Only the number is wanted: tally the lines below that contain the word "standalone".
--- Start of EXTRACTED DATA ---
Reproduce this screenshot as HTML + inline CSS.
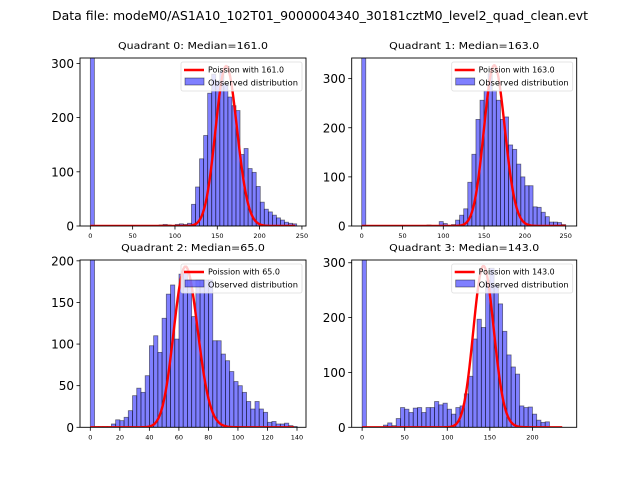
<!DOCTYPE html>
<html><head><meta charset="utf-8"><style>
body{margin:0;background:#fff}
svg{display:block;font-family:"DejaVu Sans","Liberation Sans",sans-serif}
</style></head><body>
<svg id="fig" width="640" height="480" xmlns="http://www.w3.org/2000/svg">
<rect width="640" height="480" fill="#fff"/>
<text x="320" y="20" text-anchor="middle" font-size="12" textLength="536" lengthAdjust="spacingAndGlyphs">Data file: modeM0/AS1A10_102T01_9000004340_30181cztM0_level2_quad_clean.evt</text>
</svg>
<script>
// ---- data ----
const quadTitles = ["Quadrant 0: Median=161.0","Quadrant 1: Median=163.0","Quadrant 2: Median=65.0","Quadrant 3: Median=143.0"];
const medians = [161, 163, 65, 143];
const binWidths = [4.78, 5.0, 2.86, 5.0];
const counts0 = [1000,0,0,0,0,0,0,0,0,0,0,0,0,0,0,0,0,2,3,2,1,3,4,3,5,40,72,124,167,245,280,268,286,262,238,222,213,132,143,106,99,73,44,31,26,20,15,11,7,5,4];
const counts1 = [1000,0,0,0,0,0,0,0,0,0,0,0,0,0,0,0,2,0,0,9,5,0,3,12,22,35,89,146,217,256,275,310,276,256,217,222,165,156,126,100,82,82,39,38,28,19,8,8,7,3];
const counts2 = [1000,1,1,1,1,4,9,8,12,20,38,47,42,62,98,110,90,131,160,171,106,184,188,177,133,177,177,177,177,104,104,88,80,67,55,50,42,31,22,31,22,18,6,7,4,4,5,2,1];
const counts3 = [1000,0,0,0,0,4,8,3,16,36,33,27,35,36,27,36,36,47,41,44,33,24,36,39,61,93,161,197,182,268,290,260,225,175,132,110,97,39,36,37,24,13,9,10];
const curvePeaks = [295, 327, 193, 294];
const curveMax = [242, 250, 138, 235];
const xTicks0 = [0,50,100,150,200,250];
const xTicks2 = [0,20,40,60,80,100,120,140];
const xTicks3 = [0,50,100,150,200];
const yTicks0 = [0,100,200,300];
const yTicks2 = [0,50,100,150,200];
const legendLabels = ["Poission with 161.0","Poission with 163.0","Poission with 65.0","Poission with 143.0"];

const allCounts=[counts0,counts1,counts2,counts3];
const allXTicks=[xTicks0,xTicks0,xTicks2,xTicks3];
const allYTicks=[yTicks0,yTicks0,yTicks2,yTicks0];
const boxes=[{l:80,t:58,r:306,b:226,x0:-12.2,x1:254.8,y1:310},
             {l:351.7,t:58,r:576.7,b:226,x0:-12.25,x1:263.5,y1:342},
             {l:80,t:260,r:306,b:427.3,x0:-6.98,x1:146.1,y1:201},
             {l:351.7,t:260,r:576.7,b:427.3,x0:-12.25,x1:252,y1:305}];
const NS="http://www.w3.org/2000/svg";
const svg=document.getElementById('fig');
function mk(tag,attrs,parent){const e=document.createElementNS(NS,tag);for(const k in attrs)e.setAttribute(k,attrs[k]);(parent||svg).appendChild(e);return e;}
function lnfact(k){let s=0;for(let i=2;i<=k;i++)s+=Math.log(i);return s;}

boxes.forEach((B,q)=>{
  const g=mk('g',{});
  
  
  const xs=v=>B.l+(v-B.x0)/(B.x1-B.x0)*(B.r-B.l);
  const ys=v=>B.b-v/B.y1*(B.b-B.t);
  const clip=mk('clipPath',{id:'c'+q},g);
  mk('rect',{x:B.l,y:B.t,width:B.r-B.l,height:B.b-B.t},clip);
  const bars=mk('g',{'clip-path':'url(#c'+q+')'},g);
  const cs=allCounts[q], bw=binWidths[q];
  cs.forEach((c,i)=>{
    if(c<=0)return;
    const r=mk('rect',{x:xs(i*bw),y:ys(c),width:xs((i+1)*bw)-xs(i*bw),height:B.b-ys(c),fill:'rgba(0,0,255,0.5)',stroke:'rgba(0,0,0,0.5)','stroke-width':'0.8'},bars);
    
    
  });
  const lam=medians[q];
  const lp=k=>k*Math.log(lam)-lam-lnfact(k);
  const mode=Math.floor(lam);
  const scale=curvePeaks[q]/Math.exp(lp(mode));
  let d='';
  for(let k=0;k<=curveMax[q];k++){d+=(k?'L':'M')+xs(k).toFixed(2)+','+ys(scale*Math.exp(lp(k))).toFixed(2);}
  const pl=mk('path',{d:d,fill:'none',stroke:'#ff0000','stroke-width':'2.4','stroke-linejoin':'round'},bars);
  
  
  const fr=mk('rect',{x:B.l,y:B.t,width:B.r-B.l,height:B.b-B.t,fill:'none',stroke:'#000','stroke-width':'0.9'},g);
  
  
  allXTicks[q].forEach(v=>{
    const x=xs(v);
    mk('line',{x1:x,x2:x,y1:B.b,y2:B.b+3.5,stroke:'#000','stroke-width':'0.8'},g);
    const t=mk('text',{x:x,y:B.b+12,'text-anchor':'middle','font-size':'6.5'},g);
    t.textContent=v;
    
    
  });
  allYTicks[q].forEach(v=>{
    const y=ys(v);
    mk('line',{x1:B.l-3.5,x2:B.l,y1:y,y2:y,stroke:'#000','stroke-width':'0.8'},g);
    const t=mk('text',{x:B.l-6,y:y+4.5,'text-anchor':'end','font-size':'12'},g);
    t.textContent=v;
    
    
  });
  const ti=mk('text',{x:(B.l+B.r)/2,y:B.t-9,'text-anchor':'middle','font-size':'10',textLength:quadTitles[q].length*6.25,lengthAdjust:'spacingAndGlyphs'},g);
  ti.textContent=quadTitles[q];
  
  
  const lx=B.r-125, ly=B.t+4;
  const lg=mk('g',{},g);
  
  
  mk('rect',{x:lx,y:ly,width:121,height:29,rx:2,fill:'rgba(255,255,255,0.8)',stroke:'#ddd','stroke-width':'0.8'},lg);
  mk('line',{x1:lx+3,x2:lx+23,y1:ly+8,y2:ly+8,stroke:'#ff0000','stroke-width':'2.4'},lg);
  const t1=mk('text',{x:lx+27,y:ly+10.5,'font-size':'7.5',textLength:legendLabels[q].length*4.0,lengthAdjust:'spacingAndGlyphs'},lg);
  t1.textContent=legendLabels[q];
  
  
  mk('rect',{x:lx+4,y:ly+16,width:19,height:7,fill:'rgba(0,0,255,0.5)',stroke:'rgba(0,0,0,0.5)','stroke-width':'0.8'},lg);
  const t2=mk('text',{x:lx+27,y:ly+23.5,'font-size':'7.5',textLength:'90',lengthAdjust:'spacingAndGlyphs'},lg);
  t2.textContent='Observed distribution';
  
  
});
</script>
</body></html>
--- End of EXTRACTED DATA ---
--- Start of EXTRACTED DATA ---
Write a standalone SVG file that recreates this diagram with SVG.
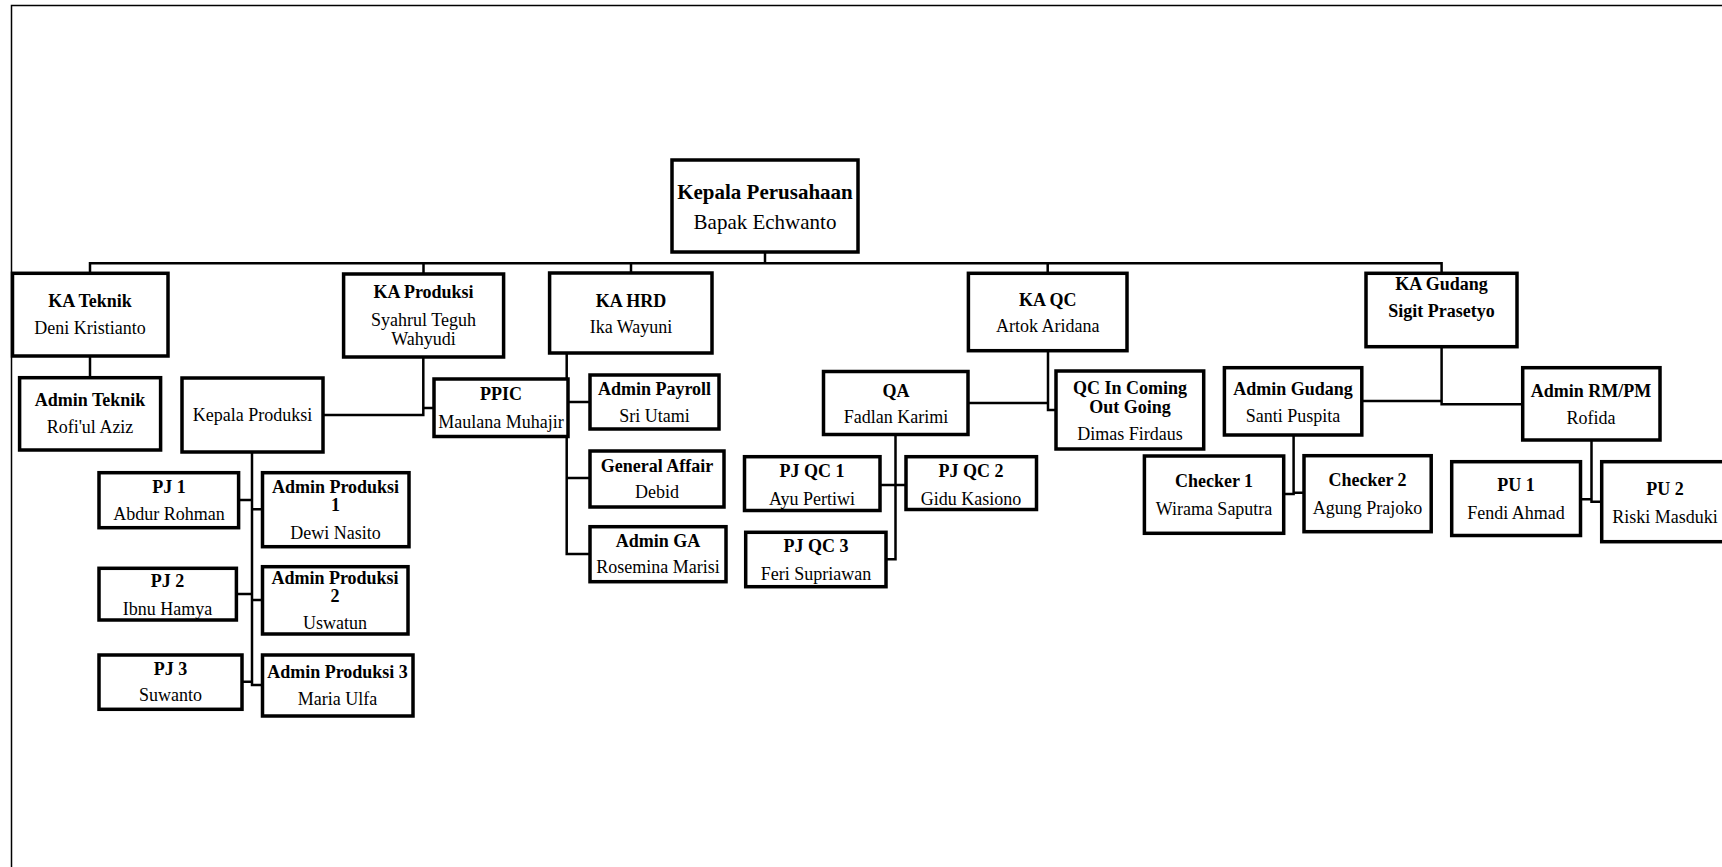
--- End of EXTRACTED DATA ---
--- Start of EXTRACTED DATA ---
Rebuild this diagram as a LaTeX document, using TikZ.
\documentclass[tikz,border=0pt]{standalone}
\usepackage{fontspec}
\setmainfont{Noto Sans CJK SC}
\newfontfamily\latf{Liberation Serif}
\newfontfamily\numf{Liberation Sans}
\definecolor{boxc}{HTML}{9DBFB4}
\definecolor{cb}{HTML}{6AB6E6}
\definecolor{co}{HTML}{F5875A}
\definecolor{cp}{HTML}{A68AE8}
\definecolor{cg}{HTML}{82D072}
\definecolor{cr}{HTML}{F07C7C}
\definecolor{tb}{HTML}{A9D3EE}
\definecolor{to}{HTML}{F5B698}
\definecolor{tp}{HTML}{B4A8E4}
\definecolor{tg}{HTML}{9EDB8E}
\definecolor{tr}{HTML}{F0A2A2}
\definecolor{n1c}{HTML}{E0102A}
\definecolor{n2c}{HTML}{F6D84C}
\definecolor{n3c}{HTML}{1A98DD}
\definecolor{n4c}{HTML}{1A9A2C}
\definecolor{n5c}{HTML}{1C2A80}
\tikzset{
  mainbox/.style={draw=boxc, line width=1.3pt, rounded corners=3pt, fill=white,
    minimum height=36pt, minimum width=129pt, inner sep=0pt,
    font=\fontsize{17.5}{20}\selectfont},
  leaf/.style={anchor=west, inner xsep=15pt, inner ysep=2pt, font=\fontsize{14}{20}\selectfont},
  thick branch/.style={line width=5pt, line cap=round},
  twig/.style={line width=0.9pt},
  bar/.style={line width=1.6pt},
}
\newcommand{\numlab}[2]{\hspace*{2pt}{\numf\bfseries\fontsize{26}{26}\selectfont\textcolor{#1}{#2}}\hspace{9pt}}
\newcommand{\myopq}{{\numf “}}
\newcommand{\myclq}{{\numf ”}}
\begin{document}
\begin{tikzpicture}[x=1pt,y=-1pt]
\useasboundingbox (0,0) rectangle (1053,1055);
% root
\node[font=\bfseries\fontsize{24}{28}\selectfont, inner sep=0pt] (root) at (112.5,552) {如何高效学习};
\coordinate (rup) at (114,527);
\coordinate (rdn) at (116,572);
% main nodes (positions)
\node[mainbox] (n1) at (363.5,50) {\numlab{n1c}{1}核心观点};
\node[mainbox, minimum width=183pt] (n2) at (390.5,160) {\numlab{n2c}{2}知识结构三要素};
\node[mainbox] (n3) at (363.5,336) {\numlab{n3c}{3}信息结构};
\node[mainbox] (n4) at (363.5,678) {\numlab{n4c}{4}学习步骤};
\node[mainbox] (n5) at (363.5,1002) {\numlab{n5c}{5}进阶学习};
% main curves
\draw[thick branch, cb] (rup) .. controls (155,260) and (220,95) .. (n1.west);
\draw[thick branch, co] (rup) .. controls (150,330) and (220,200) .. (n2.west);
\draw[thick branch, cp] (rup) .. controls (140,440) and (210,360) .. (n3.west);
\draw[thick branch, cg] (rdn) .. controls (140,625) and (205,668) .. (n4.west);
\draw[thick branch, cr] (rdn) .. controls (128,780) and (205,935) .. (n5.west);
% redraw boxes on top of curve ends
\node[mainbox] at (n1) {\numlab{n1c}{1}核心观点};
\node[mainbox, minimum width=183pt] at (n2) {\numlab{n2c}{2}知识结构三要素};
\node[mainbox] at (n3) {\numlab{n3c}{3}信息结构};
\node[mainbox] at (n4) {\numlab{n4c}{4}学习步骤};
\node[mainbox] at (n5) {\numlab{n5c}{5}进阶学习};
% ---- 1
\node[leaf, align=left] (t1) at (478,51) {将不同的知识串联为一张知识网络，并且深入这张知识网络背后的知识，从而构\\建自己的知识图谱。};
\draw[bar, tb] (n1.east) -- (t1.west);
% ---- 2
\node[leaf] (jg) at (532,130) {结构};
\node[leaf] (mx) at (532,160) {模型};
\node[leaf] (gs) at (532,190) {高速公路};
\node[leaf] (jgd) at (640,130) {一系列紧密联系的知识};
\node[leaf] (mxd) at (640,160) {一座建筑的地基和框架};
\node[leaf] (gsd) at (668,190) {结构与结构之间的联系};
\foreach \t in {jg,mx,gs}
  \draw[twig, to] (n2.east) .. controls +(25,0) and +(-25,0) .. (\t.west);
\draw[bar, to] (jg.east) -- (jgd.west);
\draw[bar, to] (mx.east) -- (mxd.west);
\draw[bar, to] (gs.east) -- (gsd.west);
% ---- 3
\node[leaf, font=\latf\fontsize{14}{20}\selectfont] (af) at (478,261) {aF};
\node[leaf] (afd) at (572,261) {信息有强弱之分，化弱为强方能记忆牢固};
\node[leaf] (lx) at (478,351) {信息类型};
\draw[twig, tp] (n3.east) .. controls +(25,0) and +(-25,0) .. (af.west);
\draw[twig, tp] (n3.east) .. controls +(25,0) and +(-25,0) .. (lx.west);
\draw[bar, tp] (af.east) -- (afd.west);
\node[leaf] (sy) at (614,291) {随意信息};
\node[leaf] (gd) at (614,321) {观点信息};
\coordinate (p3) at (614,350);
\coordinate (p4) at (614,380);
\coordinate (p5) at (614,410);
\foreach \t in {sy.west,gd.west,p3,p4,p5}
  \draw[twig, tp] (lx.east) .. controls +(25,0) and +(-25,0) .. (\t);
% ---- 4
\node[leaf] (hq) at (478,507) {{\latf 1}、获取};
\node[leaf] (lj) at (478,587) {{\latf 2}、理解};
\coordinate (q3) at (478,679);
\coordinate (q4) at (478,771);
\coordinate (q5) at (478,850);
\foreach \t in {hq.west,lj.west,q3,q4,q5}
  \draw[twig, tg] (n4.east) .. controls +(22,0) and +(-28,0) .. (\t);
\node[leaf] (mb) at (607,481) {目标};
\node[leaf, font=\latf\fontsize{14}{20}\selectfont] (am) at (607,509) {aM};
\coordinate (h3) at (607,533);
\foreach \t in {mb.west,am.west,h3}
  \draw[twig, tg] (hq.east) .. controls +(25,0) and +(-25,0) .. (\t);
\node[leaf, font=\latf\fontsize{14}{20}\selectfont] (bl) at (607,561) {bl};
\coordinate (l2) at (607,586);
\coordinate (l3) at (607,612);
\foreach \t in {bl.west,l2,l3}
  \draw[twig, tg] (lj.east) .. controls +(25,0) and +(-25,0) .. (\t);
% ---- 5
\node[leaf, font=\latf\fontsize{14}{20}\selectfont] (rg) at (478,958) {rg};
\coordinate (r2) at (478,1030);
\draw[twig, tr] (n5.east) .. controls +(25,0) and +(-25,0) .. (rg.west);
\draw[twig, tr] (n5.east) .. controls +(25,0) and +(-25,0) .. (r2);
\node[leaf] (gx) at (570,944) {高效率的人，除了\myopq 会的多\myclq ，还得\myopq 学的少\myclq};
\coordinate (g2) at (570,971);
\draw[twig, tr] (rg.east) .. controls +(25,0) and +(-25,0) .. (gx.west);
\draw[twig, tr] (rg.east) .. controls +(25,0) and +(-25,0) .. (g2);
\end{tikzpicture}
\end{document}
--- End of EXTRACTED DATA ---
> _RIGHT ANSWER_
2